Paragraph 2 of the Policy is a representation by the respondent that “b) to your knowledge, the registration of the domain name will not infringe upon or otherwise violate the rights of any third party;” the concluding sentence of the paragraph reads that it is the registrant’s “responsibility to determine whether [its] domain name registration infringes or violates someone else’s rights.” However, the WIPO Final Report states that this “is not an unqualified representation that a domain name registration does not infringe the intellectual property rights of others. It is a representation that the registration does not, to the best of the applicant’s knowledge and belief, infringe the intellectual property rights of others.” The requirement is due diligence at a reduced level of investigation.
Keeping these thoughts in mind, a trademark is one thing and not another; it is only what the holder claims on its registration or the symbol by which it is recognized. It is not a truncated (reduced to initials) or design version of the trademark, unless they too are found to be unregistered trademarks in their own right. The initials “LV” could stand for Louis Vuitton, as the Complainant alleges in Louis Vuitton Malletier S.A. v. Demand Domains, Inc., FA1003001310816 (Nat. Arb. Forum April 14, 2010), but to the Respondent it could be the ISO country code for Latvia; or, as it was found in an earlier case by the same Complainant it could be Las Vegas, Louis Vuitton Malletier S.A. v. Manifest Information Services c/o Manifest Hostmaster, FA0609000796276 (Nat. Arb. Forum November 7, 2006) (<lv.com>). There are multiple registrations for LV on the Principal Register. The Complainant’s registrations (of which there are many in different classes) consist of a design of the letters with the “L” sitting atop the “V”. The Complainant does not as such have a trademark for the two letters side by side as do a number of other registrants.

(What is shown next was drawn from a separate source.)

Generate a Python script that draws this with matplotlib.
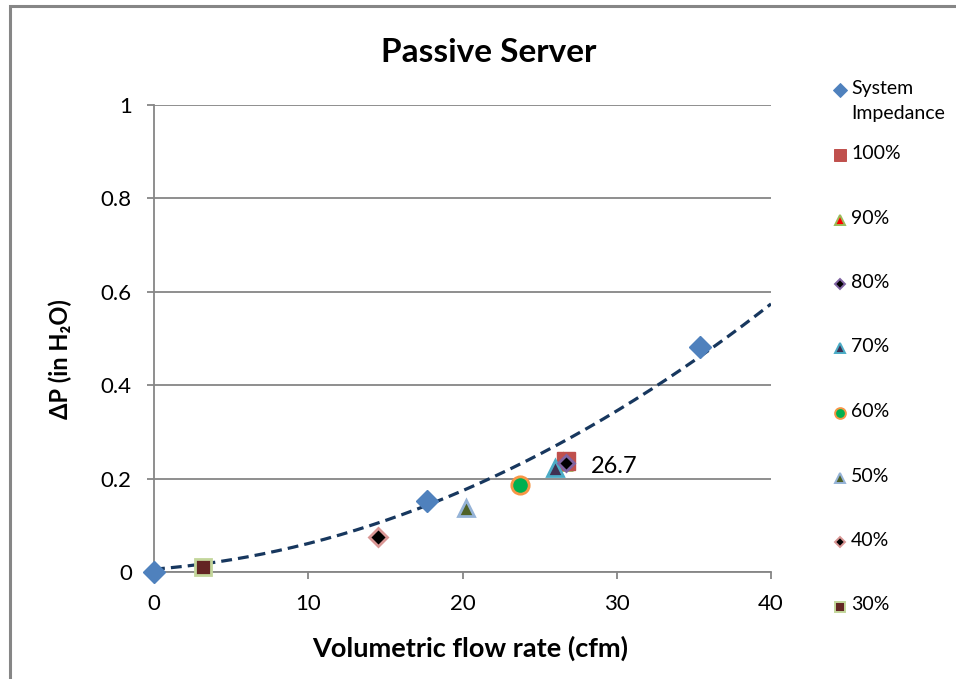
import numpy as np
import matplotlib
matplotlib.use("Agg")
import matplotlib.pyplot as plt
from matplotlib.lines import Line2D
from matplotlib.patches import Rectangle

plt.rcParams['font.family'] = ['Lato', 'DejaVu Sans']

# flow rate (cfm) / pressure drop (in H2O)
sys_x = [0.0, 17.7, 35.4]
sys_y = [0.0, 0.152, 0.482]

fan_labels = ["100%", "90%", "80%", "70%", "60%", "50%", "40%", "30%"]
fan_x = [26.7, 26.5, 26.7, 26.0, 23.7, 20.2, 14.5, 3.2]
fan_y = [0.238, 0.235, 0.234, 0.222, 0.186, 0.137, 0.075, 0.011]

# 2nd order trendline y = a x^2 + b x + c
trend_coef = [2.9e-4, 0.0026, 0.006]

# marker, fill, edge, size, edge width
sys_style = ("D", "#4F81BD", "#4F81BD", 11.5, 1.0)
fan_styles = [
    ("s", "#C0504D", "#C0504D", 13, 1.0),
    ("^", "#FF0000", "#9BBB59", 12, 2.0),
    ("D", "#000000", "#8064A2", 8.5, 2.0),
    ("^", "#403152", "#4BACC6", 12, 2.0),
    ("o", "#00B050", "#F79646", 12.5, 2.0),
    ("^", "#4F6228", "#95B3D7", 12, 2.0),
    ("D", "#000000", "#D99694", 9, 2.0),
    ("s", "#632523", "#C3D69B", 12, 2.0),
]

fig = plt.figure(figsize=(9.56, 6.79), dpi=100)
ax = fig.add_axes([0.1611, 0.1576, 0.6454, 0.6878])

# chart frame
fig.add_artist(Rectangle((10 / 956, -0.01), 1.0, 1 - 6 / 679 + 0.01,
                         transform=fig.transFigure, fill=False,
                         edgecolor="#868686", linewidth=2.2))

xs = np.linspace(0, 40, 200)
ax.plot(xs, np.polyval(trend_coef, xs), color="#17375E", linewidth=2.3,
        dashes=(3.4, 1.9), zorder=3)

m, fc, ec, ms, mew = sys_style
ax.plot(sys_x, sys_y, linestyle="none", marker=m, markerfacecolor=fc,
        markeredgecolor=ec, markersize=ms, markeredgewidth=mew, zorder=4,
        clip_on=False)

# draw the low speeds first so the 100% marker sits under 80%
order = [1, 0, 7, 6, 5, 4, 3, 2]
for i in order:
    m, fc, ec, ms, mew = fan_styles[i]
    ax.plot(fan_x[i], fan_y[i], linestyle="none", marker=m, markerfacecolor=fc,
            markeredgecolor=ec, markersize=ms, markeredgewidth=mew, zorder=5,
            clip_on=False)

ax.annotate(f"{fan_x[0]:.1f}", (fan_x[0], fan_y[0]), xytext=(18, -4),
            textcoords="offset points", fontsize=17, va="center", ha="left")

ax.set_xlim(0, 40)
ax.set_ylim(0, 1)
ax.set_xticks(range(0, 41, 10))
ax.set_yticks([0, 0.2, 0.4, 0.6, 0.8, 1.0])
ax.set_yticklabels(["0", "0.2", "0.4", "0.6", "0.8", "1"])
ax.grid(axis="y", color="#868686", linewidth=1.3)
ax.set_axisbelow(True)
for s in ["top", "right"]:
    ax.spines[s].set_visible(False)
for s in ["left", "bottom"]:
    ax.spines[s].set_color("#868686")
    ax.spines[s].set_linewidth(1.3)
ax.tick_params(length=5, width=1.3, color="#868686", labelsize=16)
ax.tick_params(axis="x", pad=11)
ax.tick_params(axis="y", pad=11)

fig.text(489 / 956, 1 - 52 / 679, "Passive Server", fontsize=24,
         fontweight="bold", ha="center", va="center")
ax.set_xlabel("Volumetric flow rate (cfm)", fontsize=19.5, fontweight="bold")
ax.xaxis.set_label_coords(0.512, -0.137)
ax.set_ylabel("ΔP (in H₂O)", fontsize=17, fontweight="bold")
ax.yaxis.set_label_coords(-0.133, 0.456)

# legend down the right side
legend_items = [("System\nImpedance", sys_style)] + list(zip(fan_labels, fan_styles))
y0 = 1 - 90 / 679
step = 64.5 / 679
for k, (lab, st) in enumerate(legend_items):
    m, fc, ec, ms, mew = st
    y = y0 - (k * step if k == 0 else (k - 1) * step + 65 / 679)
    fig.add_artist(Line2D([840 / 956], [y], transform=fig.transFigure,
                          linestyle="none", marker=m, markerfacecolor=fc,
                          markeredgecolor=ec, markersize=ms * 0.62,
                          markeredgewidth=mew * 0.7))
    fig.text(851 / 956, y + 10 / 679, lab, fontsize=14, va="top", ha="left",
             linespacing=1.55)

fig.savefig("out.png", dpi=100)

The incorporation of “lv” to form the domain name <lvmobile.com> may in fact be a trademark infringement, but not an abusive registration because “the combination [lv and mobile] does not clearly and obviously associate to the Complainant.” Whatever the truth may be “an Internet user seeing the domain name <lvmobile.com> is more likely to expect to find information on Latvian mobile phones on the connecting site, than the fashion goods / luxury accessories of the Complainant.” While
adding generic terms associated with a certain trademark will add to the risk of confusion … [a]dding a generic term that associate[s] with specific goods or services completely non-related to the trademark, and specially when such trademark is not unique but having different generic meanings apart from being someone’s registered mark, may on the other hand reduce the risk of confusion.
It is not that the Complainant’s iterated “lv”design on its fashion products is not instantly recognizable to the public, the problem is that it has no plain LV registered in the Class that includes mobile phones. This does not foreclose an action for trademark infringement, however.